======== Data section ========

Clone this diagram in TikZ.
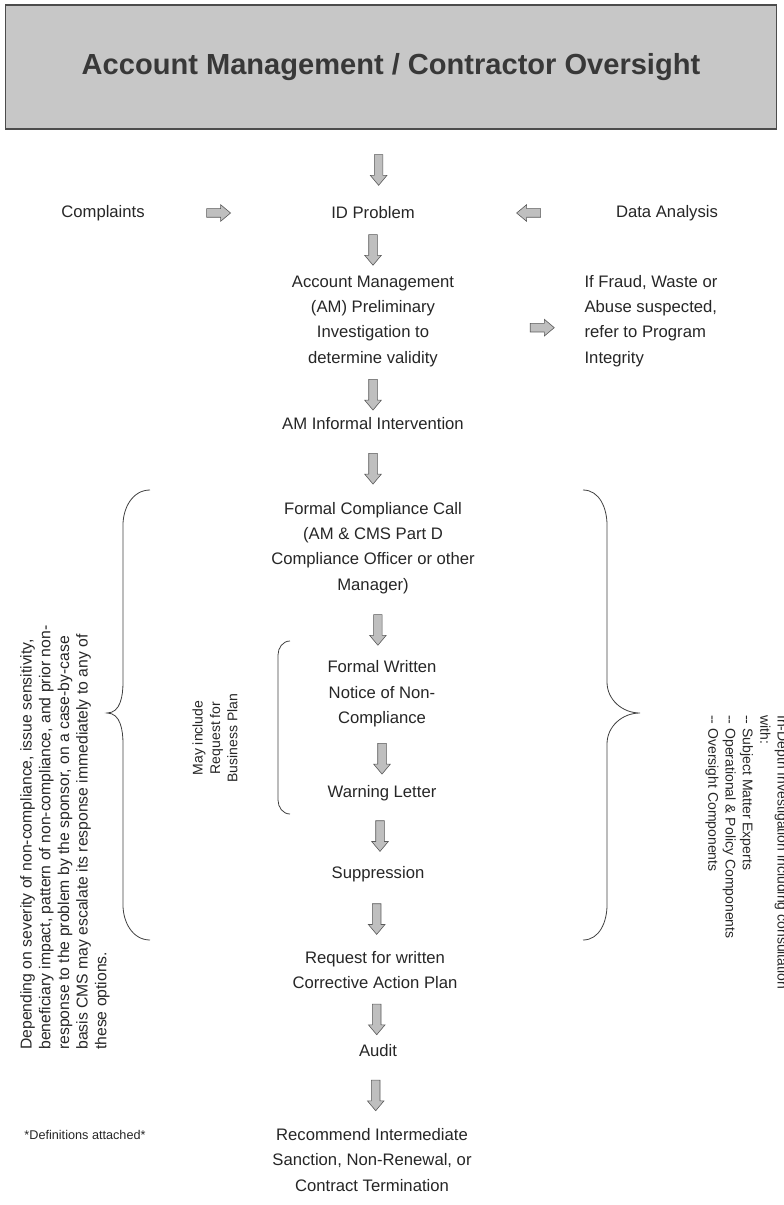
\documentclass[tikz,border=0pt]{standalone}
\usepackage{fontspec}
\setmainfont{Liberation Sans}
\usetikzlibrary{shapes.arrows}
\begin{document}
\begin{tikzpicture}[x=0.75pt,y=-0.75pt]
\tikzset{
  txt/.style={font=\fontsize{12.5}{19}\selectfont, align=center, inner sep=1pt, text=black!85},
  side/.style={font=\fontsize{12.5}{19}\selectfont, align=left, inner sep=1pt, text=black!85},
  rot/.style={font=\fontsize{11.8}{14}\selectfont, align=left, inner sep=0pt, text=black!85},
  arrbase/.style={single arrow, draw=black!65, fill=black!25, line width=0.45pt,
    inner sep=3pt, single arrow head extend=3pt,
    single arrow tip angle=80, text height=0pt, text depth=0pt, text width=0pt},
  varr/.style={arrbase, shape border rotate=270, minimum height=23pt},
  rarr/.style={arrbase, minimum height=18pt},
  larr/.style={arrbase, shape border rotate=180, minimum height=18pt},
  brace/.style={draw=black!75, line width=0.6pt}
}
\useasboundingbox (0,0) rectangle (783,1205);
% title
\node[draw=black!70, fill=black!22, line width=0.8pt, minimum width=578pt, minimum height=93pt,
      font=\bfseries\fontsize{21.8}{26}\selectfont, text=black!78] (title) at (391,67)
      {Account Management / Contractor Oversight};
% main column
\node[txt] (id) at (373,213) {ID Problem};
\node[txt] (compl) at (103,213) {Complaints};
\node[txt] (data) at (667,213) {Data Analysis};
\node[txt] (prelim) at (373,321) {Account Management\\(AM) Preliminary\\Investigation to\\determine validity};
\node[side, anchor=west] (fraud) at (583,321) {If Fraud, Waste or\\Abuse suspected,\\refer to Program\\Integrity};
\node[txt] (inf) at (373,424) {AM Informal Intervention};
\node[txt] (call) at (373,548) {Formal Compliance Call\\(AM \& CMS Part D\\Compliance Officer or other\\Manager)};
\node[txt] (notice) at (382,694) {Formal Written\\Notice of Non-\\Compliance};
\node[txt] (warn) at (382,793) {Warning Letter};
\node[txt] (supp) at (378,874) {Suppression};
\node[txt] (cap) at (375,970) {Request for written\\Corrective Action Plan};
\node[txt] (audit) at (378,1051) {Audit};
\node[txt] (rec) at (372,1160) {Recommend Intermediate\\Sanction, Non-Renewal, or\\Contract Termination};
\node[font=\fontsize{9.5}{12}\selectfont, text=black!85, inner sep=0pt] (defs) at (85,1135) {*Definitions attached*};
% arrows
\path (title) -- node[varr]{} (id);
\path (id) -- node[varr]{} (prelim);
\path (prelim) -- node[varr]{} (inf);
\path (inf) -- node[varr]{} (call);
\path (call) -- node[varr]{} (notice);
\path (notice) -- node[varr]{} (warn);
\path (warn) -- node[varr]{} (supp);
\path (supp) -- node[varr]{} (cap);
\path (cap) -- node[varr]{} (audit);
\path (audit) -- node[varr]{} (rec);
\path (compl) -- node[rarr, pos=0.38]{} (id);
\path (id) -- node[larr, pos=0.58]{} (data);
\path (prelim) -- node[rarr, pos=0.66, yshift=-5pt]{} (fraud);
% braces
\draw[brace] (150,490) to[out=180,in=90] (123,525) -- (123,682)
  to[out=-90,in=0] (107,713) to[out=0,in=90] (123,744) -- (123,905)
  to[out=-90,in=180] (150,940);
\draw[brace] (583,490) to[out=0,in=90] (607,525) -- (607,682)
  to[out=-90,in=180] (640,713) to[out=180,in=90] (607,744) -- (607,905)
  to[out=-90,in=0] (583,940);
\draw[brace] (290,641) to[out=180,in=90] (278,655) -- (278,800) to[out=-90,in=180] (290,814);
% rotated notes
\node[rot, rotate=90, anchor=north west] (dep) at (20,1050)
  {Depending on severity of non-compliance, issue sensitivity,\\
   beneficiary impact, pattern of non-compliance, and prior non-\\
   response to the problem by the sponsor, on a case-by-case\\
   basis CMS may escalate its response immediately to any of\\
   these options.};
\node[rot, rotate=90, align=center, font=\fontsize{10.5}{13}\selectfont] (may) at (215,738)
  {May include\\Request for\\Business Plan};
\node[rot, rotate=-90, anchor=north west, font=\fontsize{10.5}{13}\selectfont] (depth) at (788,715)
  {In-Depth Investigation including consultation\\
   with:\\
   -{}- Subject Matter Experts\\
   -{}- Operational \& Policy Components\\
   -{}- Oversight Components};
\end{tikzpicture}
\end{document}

========

**What you have to do:**
Transcribe all the lines above exactly, apart from the pictures.

**Solution:**
Clone this diagram in TikZ.
\documentclass[tikz,border=0pt]{standalone}
\usepackage{fontspec}
\setmainfont{Liberation Sans}
\usetikzlibrary{shapes.arrows}
\begin{document}
\begin{tikzpicture}[x=0.75pt,y=-0.75pt]
\tikzset{
  txt/.style={font=\fontsize{12.5}{19}\selectfont, align=center, inner sep=1pt, text=black!85},
  side/.style={font=\fontsize{12.5}{19}\selectfont, align=left, inner sep=1pt, text=black!85},
  rot/.style={font=\fontsize{11.8}{14}\selectfont, align=left, inner sep=0pt, text=black!85},
  arrbase/.style={single arrow, draw=black!65, fill=black!25, line width=0.45pt,
    inner sep=3pt, single arrow head extend=3pt,
    single arrow tip angle=80, text height=0pt, text depth=0pt, text width=0pt},
  varr/.style={arrbase, shape border rotate=270, minimum height=23pt},
  rarr/.style={arrbase, minimum height=18pt},
  larr/.style={arrbase, shape border rotate=180, minimum height=18pt},
  brace/.style={draw=black!75, line width=0.6pt}
}
\useasboundingbox (0,0) rectangle (783,1205);
% title
\node[draw=black!70, fill=black!22, line width=0.8pt, minimum width=578pt, minimum height=93pt,
      font=\bfseries\fontsize{21.8}{26}\selectfont, text=black!78] (title) at (391,67)
      {Account Management / Contractor Oversight};
% main column
\node[txt] (id) at (373,213) {ID Problem};
\node[txt] (compl) at (103,213) {Complaints};
\node[txt] (data) at (667,213) {Data Analysis};
\node[txt] (prelim) at (373,321) {Account Management\\(AM) Preliminary\\Investigation to\\determine validity};
\node[side, anchor=west] (fraud) at (583,321) {If Fraud, Waste or\\Abuse suspected,\\refer to Program\\Integrity};
\node[txt] (inf) at (373,424) {AM Informal Intervention};
\node[txt] (call) at (373,548) {Formal Compliance Call\\(AM \& CMS Part D\\Compliance Officer or other\\Manager)};
\node[txt] (notice) at (382,694) {Formal Written\\Notice of Non-\\Compliance};
\node[txt] (warn) at (382,793) {Warning Letter};
\node[txt] (supp) at (378,874) {Suppression};
\node[txt] (cap) at (375,970) {Request for written\\Corrective Action Plan};
\node[txt] (audit) at (378,1051) {Audit};
\node[txt] (rec) at (372,1160) {Recommend Intermediate\\Sanction, Non-Renewal, or\\Contract Termination};
\node[font=\fontsize{9.5}{12}\selectfont, text=black!85, inner sep=0pt] (defs) at (85,1135) {*Definitions attached*};
% arrows
\path (title) -- node[varr]{} (id);
\path (id) -- node[varr]{} (prelim);
\path (prelim) -- node[varr]{} (inf);
\path (inf) -- node[varr]{} (call);
\path (call) -- node[varr]{} (notice);
\path (notice) -- node[varr]{} (warn);
\path (warn) -- node[varr]{} (supp);
\path (supp) -- node[varr]{} (cap);
\path (cap) -- node[varr]{} (audit);
\path (audit) -- node[varr]{} (rec);
\path (compl) -- node[rarr, pos=0.38]{} (id);
\path (id) -- node[larr, pos=0.58]{} (data);
\path (prelim) -- node[rarr, pos=0.66, yshift=-5pt]{} (fraud);
% braces
\draw[brace] (150,490) to[out=180,in=90] (123,525) -- (123,682)
  to[out=-90,in=0] (107,713) to[out=0,in=90] (123,744) -- (123,905)
  to[out=-90,in=180] (150,940);
\draw[brace] (583,490) to[out=0,in=90] (607,525) -- (607,682)
  to[out=-90,in=180] (640,713) to[out=180,in=90] (607,744) -- (607,905)
  to[out=-90,in=0] (583,940);
\draw[brace] (290,641) to[out=180,in=90] (278,655) -- (278,800) to[out=-90,in=180] (290,814);
% rotated notes
\node[rot, rotate=90, anchor=north west] (dep) at (20,1050)
  {Depending on severity of non-compliance, issue sensitivity,\\
   beneficiary impact, pattern of non-compliance, and prior non-\\
   response to the problem by the sponsor, on a case-by-case\\
   basis CMS may escalate its response immediately to any of\\
   these options.};
\node[rot, rotate=90, align=center, font=\fontsize{10.5}{13}\selectfont] (may) at (215,738)
  {May include\\Request for\\Business Plan};
\node[rot, rotate=-90, anchor=north west, font=\fontsize{10.5}{13}\selectfont] (depth) at (788,715)
  {In-Depth Investigation including consultation\\
   with:\\
   -{}- Subject Matter Experts\\
   -{}- Operational \& Policy Components\\
   -{}- Oversight Components};
\end{tikzpicture}
\end{document}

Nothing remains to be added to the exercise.